For operations: consider process efficiency, waste segregation, material reuse, by-product recovery, and supplier specification changes. The practical test is whether teams can measure and maintain the change after the pilot.
Build the evidence before making claims
Circularity claims should be specific and supported. Avoid vague language such as “zero waste,” “closed loop,” or “fully circular” unless the business can explain the boundary, method, and evidence behind the claim.
Evidence may include:
- Baseline material or waste data
- Supplier documentation on material composition or recycled content
- Waste vendor reports or diversion records
- Repair, reuse, return, or refurbishment volumes
- Customer adoption data for refill, return, or resale models
- Methodology notes explaining assumptions and boundaries
- Relevant emissions calculations where the change affects Scope 1, Scope 2, or Scope 3 emissions
This evidence can support sustainability reports, customer responses, procurement submissions, and internal business cases. It also helps avoid greenwashing risk when marketing teams want to communicate circularity progress.

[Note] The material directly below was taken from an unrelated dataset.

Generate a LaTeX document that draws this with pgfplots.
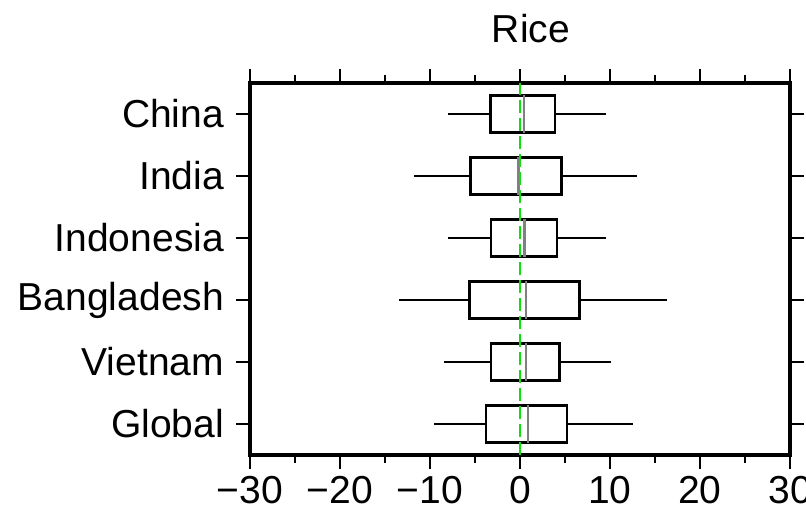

Connect circularity to customer and supplier requests
Many companies first confront circularity through a customer request rather than an internal strategy project. A buyer may ask about packaging, waste, product design, recycled content, end-of-life handling, responsible sourcing, or emissions linked to purchased goods and services.

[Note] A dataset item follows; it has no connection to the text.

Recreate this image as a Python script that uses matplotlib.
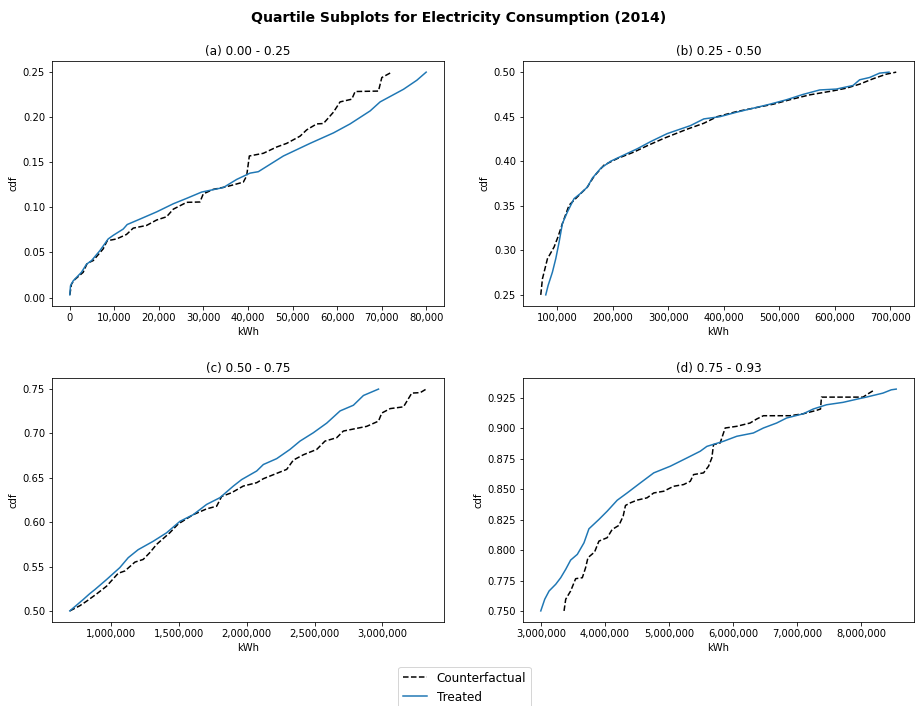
import matplotlib
matplotlib.use("Agg")
import matplotlib.pyplot as plt
from matplotlib.ticker import FuncFormatter

# ---- data: (a) 0.00 - 0.25 ----
a_treat_x = [0, 150, 750, 2600, 3750, 4870, 6740, 8610, 9740, 11990, 12880, 15730, 19480, 23220,
             26220, 29590, 34460, 37450, 40450, 42320, 47940, 53930, 59180, 62920, 67420, 69660,
             74910, 77900, 80000]
a_treat_y = [0.003, 0.013, 0.0185, 0.028, 0.037, 0.041, 0.052, 0.065, 0.069, 0.076, 0.081, 0.087,
             0.095, 0.104, 0.110, 0.117, 0.122, 0.131, 0.138, 0.1396, 0.157, 0.171, 0.1826, 0.1926,
             0.207, 0.217, 0.231, 0.241, 0.25]
a_cf_x = [0, 375, 1120, 3000, 3900, 5240, 7490, 8390, 10490, 12730, 14230, 17230, 19480, 21720,
          23220, 26220, 29210, 29960, 32210, 35210, 38950, 39700, 40300, 43450, 46450, 48690,
          51690, 53180, 55430, 56930, 59180, 60670, 63300, 64050, 69290, 70040, 71910]
a_cf_y = [0.003, 0.015, 0.020, 0.028, 0.038, 0.041, 0.054, 0.063, 0.065, 0.070, 0.077, 0.080,
          0.086, 0.0896, 0.098, 0.1056, 0.106, 0.115, 0.120, 0.123, 0.128, 0.135, 0.157, 0.160,
          0.167, 0.171, 0.179, 0.186, 0.1926, 0.193, 0.2056, 0.217, 0.220, 0.2285, 0.229, 0.244,
          0.249]

# ---- data: (b) 0.25 - 0.50 ----
b_treat_x = [79000, 83200, 91000, 97000, 103000, 109000, 118000, 130000, 142000, 154000, 163000,
             178000, 196000, 220000, 244000, 268000, 298000, 340000, 364000, 393000, 423000,
             453000, 483000, 513000, 543000, 573000, 603000, 633000, 645000, 663000, 681000, 698000]
b_treat_y = [0.25, 0.2605, 0.2755, 0.2905, 0.309, 0.33, 0.343, 0.358, 0.364, 0.371, 0.381, 0.392,
             0.400, 0.407, 0.414, 0.422, 0.431, 0.440, 0.4475, 0.450, 0.455, 0.4595, 0.464, 0.469,
             0.475, 0.480, 0.481, 0.485, 0.4914, 0.494, 0.4989, 0.500]
b_cf_x = [70000, 73000, 82000, 94000, 101000, 109000, 121000, 136000, 154000, 166000, 184000,
          208000, 238000, 262000, 292000, 334000, 364000, 388000, 423000, 453000, 489000, 519000,
          555000, 597000, 621000, 645000, 669000, 693000, 711000]
b_cf_y = [0.25, 0.268, 0.2905, 0.3037, 0.315, 0.33, 0.3506, 0.360, 0.371, 0.383, 0.3956, 0.403,
          0.4103, 0.4174, 0.4257, 0.436, 0.4426, 0.450, 0.4557, 0.4595, 0.464, 0.469, 0.4745,
          0.479, 0.482, 0.4865, 0.4925, 0.4977, 0.500]

# ---- data: (c) 0.50 - 0.75 ----
c_treat_x = [697800, 796000, 845000, 882000, 968000, 1066000, 1128000, 1201000, 1312000, 1410000,
             1509000, 1607000, 1705000, 1803000, 1902000, 1963000, 2074000, 2123000, 2221000,
             2319000, 2393000, 2491000, 2590000, 2688000, 2786000, 2860000, 2971000]
c_treat_y = [0.50, 0.5128, 0.5195, 0.524, 0.5353, 0.5488, 0.560, 0.569, 0.5785, 0.588, 0.601,
             0.6085, 0.620, 0.6276, 0.6407, 0.648, 0.6577, 0.665, 0.6716, 0.682, 0.6914, 0.7008,
             0.7117, 0.7254, 0.7318, 0.7428, 0.750]
c_cf_x = [697800, 771000, 821000, 894000, 968000, 1054000, 1103000, 1177000, 1238000, 1287000,
          1337000, 1435000, 1496000, 1607000, 1705000, 1779000, 1816000, 1889000, 1975000,
          2074000, 2123000, 2221000, 2295000, 2344000, 2418000, 2516000, 2577000, 2663000,
          2712000, 2884000, 2971000, 2995000, 3057000, 3155000, 3216000, 3278000, 3322000]
c_cf_y = [0.50, 0.5058, 0.5109, 0.519, 0.5278, 0.5424, 0.545, 0.555, 0.558, 0.5657, 0.575,
          0.5882, 0.598, 0.6085, 0.615, 0.618, 0.629, 0.6332, 0.6407, 0.6445, 0.649, 0.655,
          0.6595, 0.670, 0.676, 0.682, 0.6914, 0.6952, 0.7027, 0.708, 0.7139, 0.723, 0.728,
          0.730, 0.7455, 0.746, 0.750]

# ---- data: (d) 0.75 - 0.93 ----
d_treat_x = [3000000, 3062000, 3130000, 3233000, 3311000, 3389000, 3466000, 3570000, 3674000,
             3751000, 3907000, 4036000, 4192000, 4347000, 4554000, 4762000, 5021000, 5280000,
             5487000, 5591000, 5850000, 6057000, 6316000, 6472000, 6679000, 6834000, 7093000,
             7249000, 7456000, 7715000, 7922000, 8078000, 8337000, 8466000, 8544000]
d_treat_y = [0.750, 0.7596, 0.7664, 0.7719, 0.7773, 0.7842, 0.7918, 0.7965, 0.806, 0.8175,
             0.8252, 0.832, 0.8410, 0.847, 0.8553, 0.8635, 0.869, 0.8758, 0.8813, 0.8853,
             0.8895, 0.8936, 0.8963, 0.9004, 0.9045, 0.9086, 0.9121, 0.916, 0.9195, 0.9215,
             0.924, 0.9258, 0.9291, 0.9318, 0.9324]
d_cf_x = [3363000, 3389000, 3466000, 3544000, 3648000, 3699000, 3736000, 3839000, 3907000,
          4036000, 4114000, 4218000, 4285000, 4321000, 4399000, 4503000, 4658000, 4762000,
          4917000, 5073000, 5228000, 5332000, 5383000, 5539000, 5617000, 5668000, 5694000,
          5798000, 5876000, 6057000, 6264000, 6368000, 6472000, 6886000, 7093000, 7300000,
          7363000, 7378000, 8026000, 8104000, 8207000]
d_cf_y = [0.750, 0.7596, 0.7664, 0.7765, 0.7773, 0.7855, 0.7938, 0.7984, 0.8074, 0.8102, 0.817,
          0.8203, 0.8279, 0.8367, 0.8389, 0.8411, 0.843, 0.847, 0.8484, 0.8525, 0.8539, 0.8566,
          0.8621, 0.8635, 0.869, 0.8758, 0.8867, 0.8881, 0.9004, 0.9018, 0.9045, 0.9078, 0.9105,
          0.9105, 0.9121, 0.9149, 0.916, 0.9258, 0.9258, 0.9285, 0.9318]

titles = ["(a) 0.00 - 0.25", "(b) 0.25 - 0.50", "(c) 0.50 - 0.75", "(d) 0.75 - 0.93"]
suptitle = "Quartile Subplots for Electricity Consumption (2014)"
series_labels = ["Counterfactual", "Treated"]

panels = [
    (a_cf_x, a_cf_y, a_treat_x, a_treat_y),
    (b_cf_x, b_cf_y, b_treat_x, b_treat_y),
    (c_cf_x, c_cf_y, c_treat_x, c_treat_y),
    (d_cf_x, d_cf_y, d_treat_x, d_treat_y),
]

W, H = 918, 706
fig = plt.figure(figsize=(W / 72, H / 72), dpi=72)

boxes = [  # left, right, top, bottom in pixels
    (52, 444, 61, 306),
    (523, 914, 61, 306),
    (52, 444, 378, 622),
    (523, 914, 378, 622),
]

comma = FuncFormatter(lambda v, p: f"{v:,.0f}")
handles = None
for (cfx, cfy, tx, ty), title, (l, r, t, b) in zip(panels, titles, boxes):
    ax = fig.add_axes([l / W, 1 - b / H, (r - l) / W, (b - t) / H])
    h1, = ax.plot(cfx, cfy, color="black", linestyle="--", lw=1.5, label=series_labels[0])
    h2, = ax.plot(tx, ty, color="#1f77b4", lw=1.5, label=series_labels[1])
    handles = [h1, h2]
    ax.set_title(title, fontsize=12)
    ax.set_ylabel("cdf")
    ax.set_xlabel("kWh")
    ax.xaxis.set_major_formatter(comma)

fig.suptitle(suptitle, fontsize=14, fontweight="bold", y=0.985)
fig.legend(handles, series_labels, loc="lower center", bbox_to_anchor=(0.506, -0.012),
           fontsize=12, ncol=1)

fig.savefig("out.png", dpi=72)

When that happens, the first step is to interpret the exact request. Some requests need a short policy answer. Others need data, supplier evidence, a quantified waste baseline, or a broader sustainability response. Keslio's supplier request support can help companies understand what the buyer is asking for before building unnecessary work around it.
How circularity fits into sustainability strategy
A circularity project should sit inside a wider sustainability operating system. That means connecting the project to governance, procurement, reporting, emissions, supplier management, and customer communication.
For example, a packaging reduction initiative may also affect Scope 3 emissions, supplier specifications, product claims, customer questionnaires, and annual reporting. A repair or refurbishment model may affect revenue, warranty policy, logistics, customer service, and waste disclosures.
Keslio's sustainability strategy support can help companies decide which circularity opportunities are worth pursuing, while GHG emissions calculations and reporting and communications support can help turn the work into credible evidence.
Common mistakes to avoid
- Starting with a public claim before the operating model is proven
- Assuming recycling is the same as circularity
- Ignoring transport, cleaning, storage, or customer adoption costs
- Choosing a model that operations teams cannot maintain
- Failing to collect baseline data before making a change
- Using supplier claims without checking documentation
- Presenting a pilot as if it applies to the whole company
What Keslio can help with
Keslio helps companies turn circularity from a broad concept into a practical sustainability workstream. Support can include:
- Reviewing customer or tender requirements related to waste, packaging, product design, or circularity
- Mapping material flows and identifying priority waste or resource-efficiency opportunities
- Preparing a circularity action plan linked to business priorities
- Building supplier data requests and evidence checklists
- Connecting circularity projects to emissions calculations and sustainability reporting
- Drafting clear, evidence-based sustainability communications
Bottom line
Circularity is most useful when it is treated as an operating decision, not a slogan. Start with the material flow, choose a model that fits the business problem, collect evidence, and communicate only what the company can support. A focused circularity project can then become part of a stronger sustainability strategy, better supplier responses, and more credible reporting.